On Thursday the story made the leap online from Fox Nation to the mothership, FoxNews.com.

FoxNews.com

This promotion took the form of three articles on the same day – one in the opinion section and two categorized as “Politics.” The subject matter for the articles covered two angles that any enterprising journalist would regard as evocative of nothing but boredom. All of the articles failed to produce anything that could be considered newsworthy, and even fell short of the tabloid appeal that Fox usually exploits so well.

First up was an article reporting that Media Matters had received a $50,000 grant to scrutinize religious media. Fox framed this as some sort of attack on religion, a topic it has been hammering on recently anyway. However, the work done by Media Matters in this area has focused exclusively on religious broadcasters who feature news as a part of their programming. For example, Pat Robertson’s 700 Club. Robertson is a veteran of political activism and even ran for the GOP nomination for president. His program routinely discusses political issues and has its own news segments. The story, as reported by TDC and Fox, contained no examples of any work done by Media Matters that was critical of religious content from Robertson or any other religious broadcaster. Media Matters has remained true to their mission of monitoring bias in the news, regardless of the venue on which it appears and TDC produced nothing to show otherwise.

Secondly, there as article on FoxNews.com that sought to manufacture some controversy over an allegation that “Media Matters Took Gun-Control Money While Boss Paid A Bodyguard…Packin’ Heat.” The first point that should be recognized is that TDC has produced no evidence whatsoever that this allegation is true. It was made by a single anonymous source and is uncorroborated by any other documentary proof. But even if we accept the allegation hypothetically, so what? Advocates of gun control, contrary to the frantic hyperbole of right-ringers, are not opposed to the existence of guns. They are, as the label makes clear, advocates of “controlling” access to weapons so that they are not easily available to people who would use them to commit crimes or harm others. A gun in the possession of a bodyguard is entirely appropriate and would not be objected to by gun control advocates or the pro-gun-control Media Matters donor.
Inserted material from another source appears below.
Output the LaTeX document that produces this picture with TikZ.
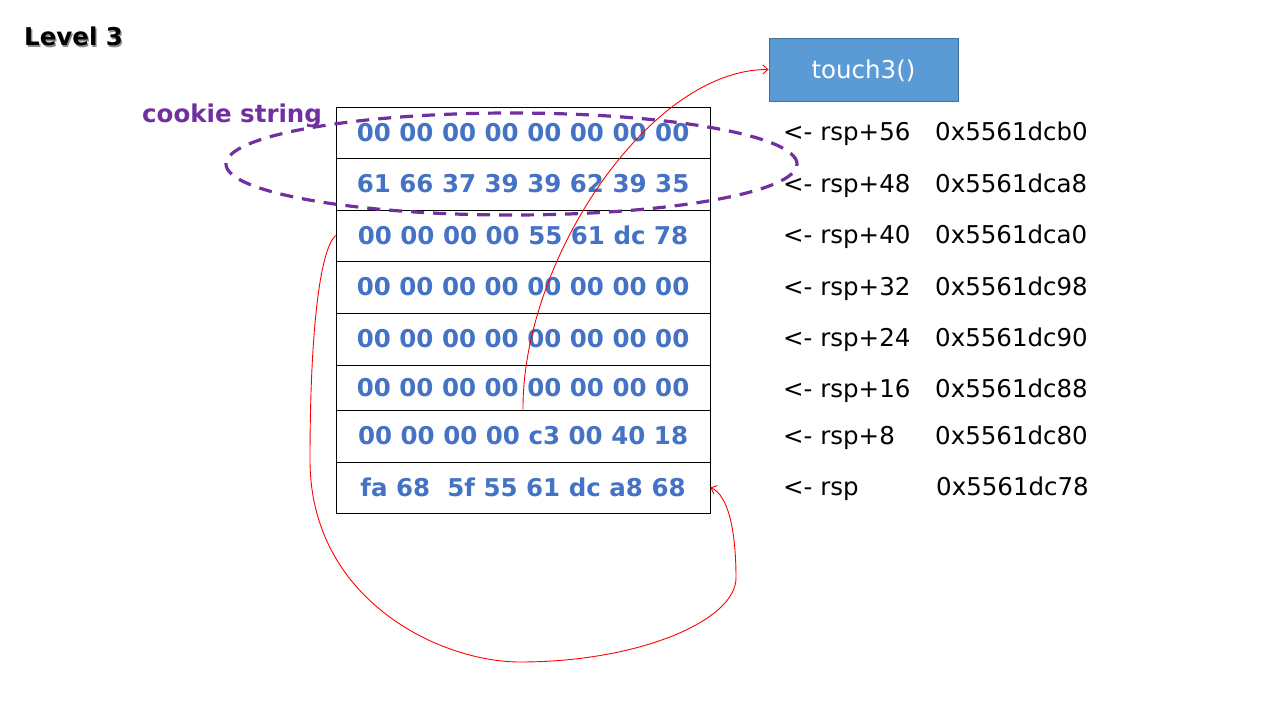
\documentclass[tikz,border=0pt]{standalone}
\usepackage{fontspec}
\setmainfont{DejaVu Sans}
\usetikzlibrary{arrows.meta,shapes.geometric}
\definecolor{hexblue}{HTML}{4472C4}
\definecolor{cookiepurple}{HTML}{7030A0}
\definecolor{touchfill}{HTML}{5B9BD5}
\definecolor{touchedge}{HTML}{41719C}
\tikzset{
  big/.style={font=\fontsize{24.5}{29}\selectfont},
  cell/.style={draw=black, line width=0.9pt, minimum width=374pt, inner sep=0pt,
    text=hexblue, font=\fontsize{24.5}{29}\selectfont\bfseries,
    text height=17.9pt, text depth=0pt},
  lbl/.style={anchor=west, inner sep=0pt, big, text=black, text height=17.9pt, text depth=0pt},
  link/.style={red, line width=0.9pt, -{Straight Barb[length=5pt,width=9pt]}}
}
\begin{document}
\begin{tikzpicture}[x=1pt,y=-1pt]
\useasboundingbox (0,0) rectangle (1266,704);
% title
\node[anchor=west, inner sep=0pt, text=black!45, font=\fontsize{24.5}{29}\selectfont\bfseries, text height=17.9pt, text depth=0pt] (titleshadow) at (25.3,38.3) {Level 3};
\node[anchor=west, inner sep=0pt, text=black, font=\fontsize{24.5}{29}\selectfont\bfseries, text height=17.9pt, text depth=0pt] (title) at (24,37) {Level 3};
% cookie label
\node[anchor=west, inner sep=0pt, text=cookiepurple, font=\fontsize{24.5}{29}\selectfont\bfseries, text height=17.9pt, text depth=0pt] (cookie) at (142,114) {cookie string};
% stack
\node[cell, minimum height=51pt] (r0) at (523,132.5) {00 00 00 00 00 00 00 00};
\node[cell, minimum height=52pt] (r1) at (523,184) {61 66 37 39 39 62 39 35};
\node[cell, minimum height=51pt] (r2) at (523,235.5) {00 00 00 00 55 61 dc 78};
\node[cell, minimum height=52pt] (r3) at (523,287) {00 00 00 00 00 00 00 00};
\node[cell, minimum height=52pt] (r4) at (523,339) {00 00 00 00 00 00 00 00};
\node[cell, minimum height=45pt] (r5) at (523,387.5) {00 00 00 00 00 00 00 00};
\node[cell, minimum height=52pt] (r6) at (523,436) {00 00 00 00 c3 00 40 18};
\node[cell, minimum height=51pt] (r7) at (523,487.5) {fa 68~~5f 55 61 dc a8 68};
% touch3 box
\node[draw=touchedge, fill=touchfill, line width=0.9pt, minimum width=189pt, minimum height=63pt,
  inner sep=0pt, big, text=white, text height=17.9pt, text depth=0pt] (touch) at (863.5,69.5) {touch3()};
% offsets and addresses
\node[lbl] (o0) at (783,132) {<- rsp+56};
\node[lbl] (o1) at (783,184) {<- rsp+48};
\node[lbl] (o2) at (783,235) {<- rsp+40};
\node[lbl] (o3) at (783,287) {<- rsp+32};
\node[lbl] (o4) at (783,338) {<- rsp+24};
\node[lbl] (o5) at (783,389) {<- rsp+16};
\node[lbl] (o6) at (783,436) {<- rsp+8};
\node[lbl] (o7) at (783,487) {<- rsp};
\node[lbl] (a0) at (935,132) {0x5561dcb0};
\node[lbl] (a1) at (935,184) {0x5561dca8};
\node[lbl] (a2) at (935,235) {0x5561dca0};
\node[lbl] (a3) at (935,287) {0x5561dc98};
\node[lbl] (a4) at (935,338) {0x5561dc90};
\node[lbl] (a5) at (935,389) {0x5561dc88};
\node[lbl] (a6) at (935,436) {0x5561dc80};
\node[lbl] (a7) at (936,487) {0x5561dc78};
% cookie ellipse
\node[ellipse, draw=cookiepurple, line width=3.2pt, dash pattern=on 13pt off 9pt,
  minimum width=571pt, minimum height=102pt, inner sep=0pt] (cookieellipse) at (511.5,164) {};
% arrows
\draw[link] (r6.north) .. controls (522,260) and (650,69) .. (touch.west);
\draw[link] (r2.west) .. controls (320,250) and (310,330) .. (310,460)
  .. controls (310,600) and (440,662) .. (520,662)
  .. controls (640,662) and (736,620) .. (736,578)
  .. controls (736,530) and (728,495) .. (r7.east);
\end{tikzpicture}
\end{document}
So once again, Fox News has succeeded only in pumping up their highly coordinated and self-serving campaign to misinform their audience about Media Matters and to damage their reputation. And this campaign is all taking place the week prior to the release of a book by Media Matters that pulls the curtain aside to reveal the makings of The Fox Effect. I’m sure that the timing of the Fox smear is totally unrelated to the book’s release.